3. Resurrection, by Leo Tolstoy (Translated by Rosemary Edmonds): Tolstoy is second only to Fitzgerald on my list of favorite writers. He just blows me away every time. This novel isn't one of his most famous, and it definitely has some major flaws, but you can't argue with the way he sets up scenes and cathartic moments. He's a master of quiet devastation, even in the middle of his longest epics. This book, despite all its queasy philosophical inquiries, was a wonderful, wonderful read.

2. Good Omens, by Terry Pratchett and Neil Gaiman: I love love love this book! It was one of my first reads of 2010, and it set the tone for the entire year. It's funny and witty and has some of my favorite characters of 2010, particularly in the love-hating friends Aziraphale (a pretentious angel) and Crowley (a too-charming demon). This book is such a perfect blend of Pratchett's bizarre humor and Gaiman's obsession with mythology that it had to be a winner. Seriously. I could read this book once or twice a year and probably never get sick of it.
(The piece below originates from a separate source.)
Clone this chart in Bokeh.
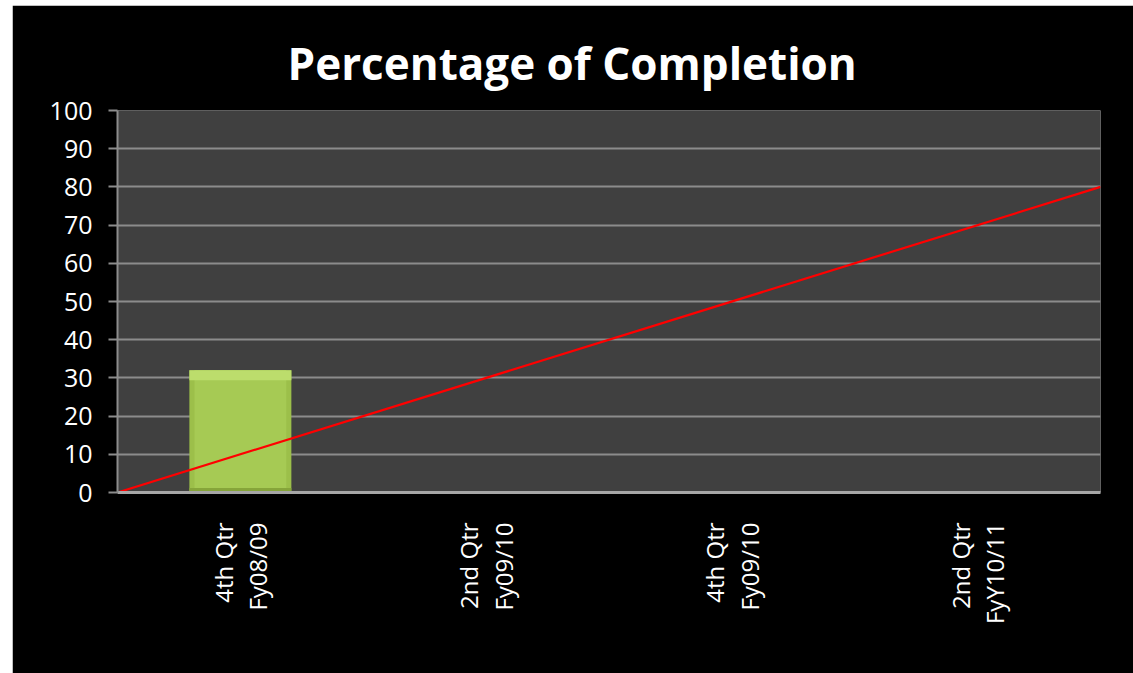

1. The Book Thief, by Markus Zusak: It shouldn't surprise any of you that this teen novel takes the lead prize. It's a tearjerker, but it manages to make you cry without being overtly sentimental or treacly. It earns its emotions through its puzzling narrative and strong characters. The figure of Death makes a wonderful narrator, and Zusak uses some fantastic foreshadowing to move his story along. All the main characters have a grace that's admirable and honest. The tale of a girl coming of age in Nazi Germany, it's a book about holding onto humanity in the face of evil, as well as an exploration of the power of language and writing. If you can make it through the end without bawling like a baby, you might not be human. This book is a major accomplishment, and I am so very happy to make it my #1 read of 2010.

Honorable Mentions: Packing for Mars, by Mary Roach; Beyond Heaving Bosoms, by Sarah Wendell and Candy Tan; The Help, by Katherine Stockett

Well, I hope you all enjoyed this list. What were your personal favorite reads of the year?

1 comment:

  1. My favorites are definitely dominated by genius author Jasper Fforde. I first started reading his Thursday Next series this past spring, and now that I've read everything he's written I am anxiously awaiting the next book to be published.

    I also loved this obscure fantasy series by Maggie Furey, called the Shadowleague. Kitschy, probably, but I could not put the books down; I ended up reading the 1000+ page series in a week.

    I agree with the greatness that is The Book Thief; fantastic book!